Francis’ first goal was to evangelize the settlers. He preached, taught, heard confessions, and encouraged the Portuguese to live their baptismal faith if they harbored any hope of winning India for Christ. After working among his own for a few years establishing the basic structures of an organized church, including a seminary, Francis went on the first of his incessant voyages, the sub-missions inside of his greater mission to Asia. Among the people of the islands near modern-day Sri Lanka, Francis slept on the dirt like they did. He ate rice and drank water like they did. He put the Our Father and Hail Mary to music and so made these prayers easier to remember. He became a father to a humble people and baptized so many thousands that helpers had to hold up his arm to continue his sacramental work. That very arm is found today in a reliquary in the Jesuit’s mother church in Rome, the Gesù, near the tomb of Saint Ignatius Loyola.
Francis used Goa as his base as he departed on one missionary journey after another among the islands off southeast Asia. He wrote letters to Ignatius and to the King of Portugal describing his labors and plans, bemoaning the lack of priests and the unethical behavior of his fellow Europeans. On one journey, he heard of an island archipelago that no European had yet entered. It was Japan. Francis started to plan and, in 1549, he was the first missionary to plant his foot in the Land of the Rising Sun. The work was difficult. As so many Europeans noted, Japanese culture was fundamentally unlike other Asian cultures. The Japanese were intellectually sophisticated, sensitive to slights, honorable, open to reason, and naturally inquisitive. But the language was impenetrable, the leaders often hostile, and the monks welcoming only until they realized that Francis’ religion was a rival to their own. An expert missionary, Francis had to create a neologism adapted from Latin—Deusu—to convey the Christian concept of the word God. No equivalent existed in Japanese.

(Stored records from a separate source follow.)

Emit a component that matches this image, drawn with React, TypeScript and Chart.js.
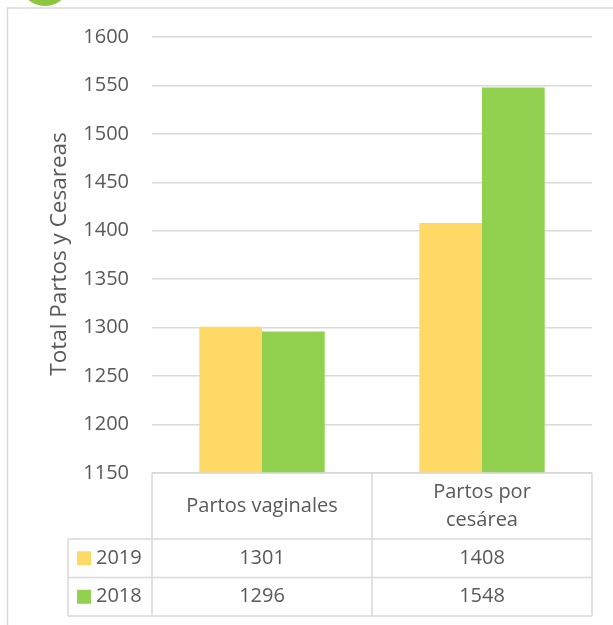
import React, { useEffect, useRef } from "react";
import { Chart, registerables } from "chart.js";

Chart.register(...registerables);

const categories: string[][] = [["Partos vaginales"], ["Partos por", "cesárea"]];
const seriesNames = ["2019", "2018"];
const values2019 = [1301, 1408];
const values2018 = [1296, 1548];
const yMin = 1150;
const yMax = 1600;
const yStep = 50;
const yTitle = "Total Partos y Cesareas";

const COLORS = ["#FFD966", "#92D050"];
const TEXT = "#595959";
const GRID = "#D9D9D9";
const FONT = "'Open Sans', sans-serif";

export default function App() {
  const ref = useRef<HTMLCanvasElement | null>(null);

  useEffect(() => {
    if (!ref.current) return;
    const series = [values2019, values2018];

    const decor = {
      id: "decor",
      beforeDraw(chart: any) {
        const ctx = chart.ctx;
        ctx.save();
        ctx.fillStyle = "#fff";
        ctx.fillRect(0, 0, chart.width, chart.height);
        ctx.restore();
      },
      afterDraw(chart: any) {
        const ctx = chart.ctx;
        const area = chart.chartArea;
        const xs = chart.scales.x;
        ctx.save();
        // outer frame
        ctx.strokeStyle = GRID;
        ctx.lineWidth = 1.5;
        ctx.strokeRect(7.5, 8, 800, 800);
        // green badge at top
        ctx.fillStyle = "#8CC63F";
        ctx.beginPath();
        ctx.arc(45, -20, 26, 0, Math.PI * 2);
        ctx.fill();

        // y title
        ctx.fillStyle = TEXT;
        ctx.font = `22.5px ${FONT}`;
        ctx.textAlign = "center";
        ctx.textBaseline = "middle";
        ctx.translate(60, 254);
        ctx.rotate(-Math.PI / 2);
        ctx.fillText(yTitle, 0, 0);
        ctx.setTransform(1, 0, 0, 1, 0, 0);

        // data table
        const n = categories.length;
        const colW = (area.right - area.left) / n;
        const top = area.bottom;
        const headerBottom = 539;
        const rowH = 38.5;
        const legendLeft = 68;
        const tableBottom = headerBottom + rowH * series.length;
        ctx.strokeStyle = GRID;
        ctx.lineWidth = 1.5;
        ctx.beginPath();
        ctx.moveTo(area.left, top);
        ctx.lineTo(area.right, top);
        for (let i = 0; i <= n; i++) {
          const x = area.left + colW * i;
          ctx.moveTo(x, top);
          ctx.lineTo(x, tableBottom);
        }
        ctx.moveTo(legendLeft, headerBottom);
        ctx.lineTo(legendLeft, tableBottom);
        for (let r = 0; r <= series.length; r++) {
          const y = headerBottom + rowH * r;
          ctx.moveTo(legendLeft, y);
          ctx.lineTo(area.right, y);
        }
        ctx.stroke();

        ctx.fillStyle = TEXT;
        ctx.font = `20px ${FONT}`;
        ctx.textAlign = "center";
        ctx.textBaseline = "middle";
        for (let i = 0; i < n; i++) {
          const cx = xs.getPixelForValue(i);
          const lines = categories[i];
          const lh = 28;
          const cy = (top + headerBottom) / 2;
          lines.forEach((ln, k) => {
            ctx.fillText(ln, cx, cy + (k - (lines.length - 1) / 2) * lh);
          });
        }
        series.forEach((vals, r) => {
          const cy = headerBottom + rowH * r + rowH / 2;
          ctx.fillStyle = COLORS[r];
          ctx.fillRect(77, cy - 7, 14, 14);
          ctx.fillStyle = TEXT;
          ctx.textAlign = "left";
          ctx.fillText(seriesNames[r], 96, cy);
          ctx.textAlign = "center";
          vals.forEach((v, i) => {
            ctx.fillText(String(v), xs.getPixelForValue(i), cy);
          });
        });
        ctx.restore();
      },
    };

    const chart = new Chart(ref.current, {
      type: "bar",
      data: {
        labels: categories.map((c) => c.join(" ")),
        datasets: series.map((vals, i) => ({
          label: seriesNames[i],
          data: vals,
          backgroundColor: COLORS[i],
          borderWidth: 0,
          barPercentage: 1,
          categoryPercentage: 0.57,
        })),
      },
      options: {
        responsive: false,
        animation: false,
        devicePixelRatio: 1,
        layout: { padding: { top: 37, right: 21, bottom: 152, left: 0 } },
        plugins: { legend: { display: false }, tooltip: { enabled: false } },
        scales: {
          x: { display: false },
          y: {
            min: yMin,
            max: yMax,
            afterFit: (scale: any) => {
              scale.width = 152;
            },
            ticks: {
              stepSize: yStep,
              color: TEXT,
              font: { family: FONT, size: 20 },
              padding: 23,
              callback: (v: any) => String(v),
            },
            grid: { color: GRID, lineWidth: 1.5, drawTicks: false },
            border: { display: false },
          },
        },
      },
      plugins: [decor],
    });
    return () => chart.destroy();
  }, []);

  return (
    <div style={{ position: "absolute", left: 0, top: 0, width: 613, height: 625 }}>
      <canvas ref={ref} width={613} height={625} style={{ display: "block" }} />
    </div>
  );
}
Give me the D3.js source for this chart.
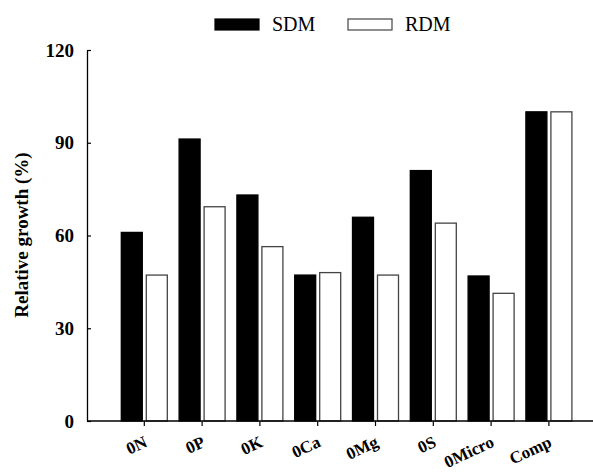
<!DOCTYPE html>
<html>
<head>
<meta charset="utf-8">
<script src="https://cdn.jsdelivr.net/npm/d3@7"></script>
<style>
  body { margin: 0; background: #fff; }
  svg { display: block; }
  text { font-family: "Liberation Serif", "DejaVu Serif", serif; }
</style>
</head>
<body>
<div id="chart"></div>
<script>
// values
const categories = ["0N", "0P", "0K", "0Ca", "0Mg", "0S", "0Micro", "Comp"];
const seriesNames = ["SDM", "RDM"];
const sdmValues = [61, 91.2, 73.1, 47.2, 65.9, 81, 46.9, 100];
const rdmValues = [47.2, 69.3, 56.4, 48, 47.2, 64, 41.3, 100];
const yTicks = [0, 30, 60, 90, 120];

const width = 593, height = 473;

const svg = d3.select("#chart").append("svg")
    .attr("width", width)
    .attr("height", height);

const axisLeft = 87, axisRight = 606;
const x = d3.scaleBand()
    .domain(categories)
    .range([axisLeft + 28.4, axisLeft + 28.4 + 57.8 * categories.length]);

const xInner = d3.scaleBand()
    .domain(seriesNames)
    .range([-23, 23])
    .paddingInner(0.16);

const y = d3.scaleLinear()
    .domain([0, 120])
    .range([421, 50]);

const rows = categories.map((c, i) => ({ cat: c, SDM: sdmValues[i], RDM: rdmValues[i] }));
const fills = { SDM: "#000", RDM: "#fff" };
const strokes = { SDM: "#000", RDM: "#444" };

// bars
const groups = svg.append("g").selectAll("g")
    .data(rows)
    .join("g")
    .attr("transform", d => `translate(${x(d.cat) + x.bandwidth() / 2},0)`);

groups.selectAll("rect")
    .data(d => seriesNames.map(s => ({ s, v: d[s] })))
    .join("rect")
    .attr("x", d => xInner(d.s))
    .attr("y", d => y(d.v))
    .attr("width", xInner.bandwidth())
    .attr("height", d => y(0) - y(d.v))
    .attr("fill", d => fills[d.s])
    .attr("stroke", d => strokes[d.s])
    .attr("stroke-width", 1.3);

// y axis, ticks pointing inward
const yAxis = svg.append("g")
    .attr("transform", `translate(${axisLeft},0)`)
    .call(d3.axisRight(y).tickValues(yTicks).tickSize(4).tickSizeOuter(0));
yAxis.select(".domain").attr("stroke", "#000").attr("stroke-width", 1.3);
yAxis.selectAll(".tick line").attr("stroke", "#000").attr("stroke-width", 1.2);
yAxis.selectAll(".tick text")
    .attr("x", -13)
    .attr("text-anchor", "end")
    .attr("font-family", null)
    .attr("font-weight", "bold")
    .attr("font-size", 19)
    .attr("fill", "#000");

// x axis
const xAxis = svg.append("g")
    .attr("transform", `translate(0,${y(0)})`);
xAxis.append("line")
    .attr("x1", axisLeft).attr("x2", axisRight)
    .attr("stroke", "#000").attr("stroke-width", 1.3);
xAxis.selectAll("line.tick")
    .data(categories)
    .join("line")
    .attr("class", "tick")
    .attr("x1", d => x(d) + x.bandwidth() / 2)
    .attr("x2", d => x(d) + x.bandwidth() / 2)
    .attr("y1", 0).attr("y2", 5)
    .attr("stroke", "#000").attr("stroke-width", 1.2);
xAxis.selectAll("text")
    .data(categories)
    .join("text")
    .attr("text-anchor", "end")
    .attr("font-weight", "bold")
    .attr("font-size", 17)
    .attr("transform", d => `translate(${x(d) + x.bandwidth() / 2 + 4},${25}) rotate(-25)`)
    .text(d => d);

// y axis title
svg.append("text")
    .attr("transform", `translate(28,235) rotate(-90)`)
    .attr("text-anchor", "middle")
    .attr("font-weight", "bold")
    .attr("font-size", 19)
    .text("Relative growth (%)");

// legend
const legendItems = [
    { name: "SDM", x: 215 },
    { name: "RDM", x: 348 }
];
const legend = svg.append("g").selectAll("g")
    .data(legendItems)
    .join("g")
    .attr("transform", d => `translate(${d.x},19)`);
legend.append("rect")
    .attr("width", 44).attr("height", 11)
    .attr("fill", d => fills[d.name])
    .attr("stroke", d => strokes[d.name])
    .attr("stroke-width", 1.2);
legend.append("text")
    .attr("x", 57).attr("y", 12)
    .attr("font-size", 20)
    .text(d => d.name);
</script>
</body>
</html>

After little visible success in Japan, Francis had further adventures on land and sea before he embarked on a plan to enter the vast and forbidden territory of China. But it was not to be. On December 2, 1552, Francis Xavier died of fever at the age of forty-six on a small island a few miles distant from the shores of mainland China. Like Moses, he died seeing the promised land but never entered it. Francis was buried in a shallow grave in the sand as four people looked on. His body was covered with lime in case anyone wanted to recover it later. They did. This Apostle to the Indies and Japan was canonized in 1622 and is considered the Church’s greatest missionary after Saint Paul. His body is largely incorrupt and rests in a glass coffin in a church in Goa, India.
Saint Francis Xavier, your indefatigable journeying to spread the Gospel inspired generations of missionaries. May your legacy of generosity and vigor continue in us as we convert others through our own witness of virtue, work, and charity for all.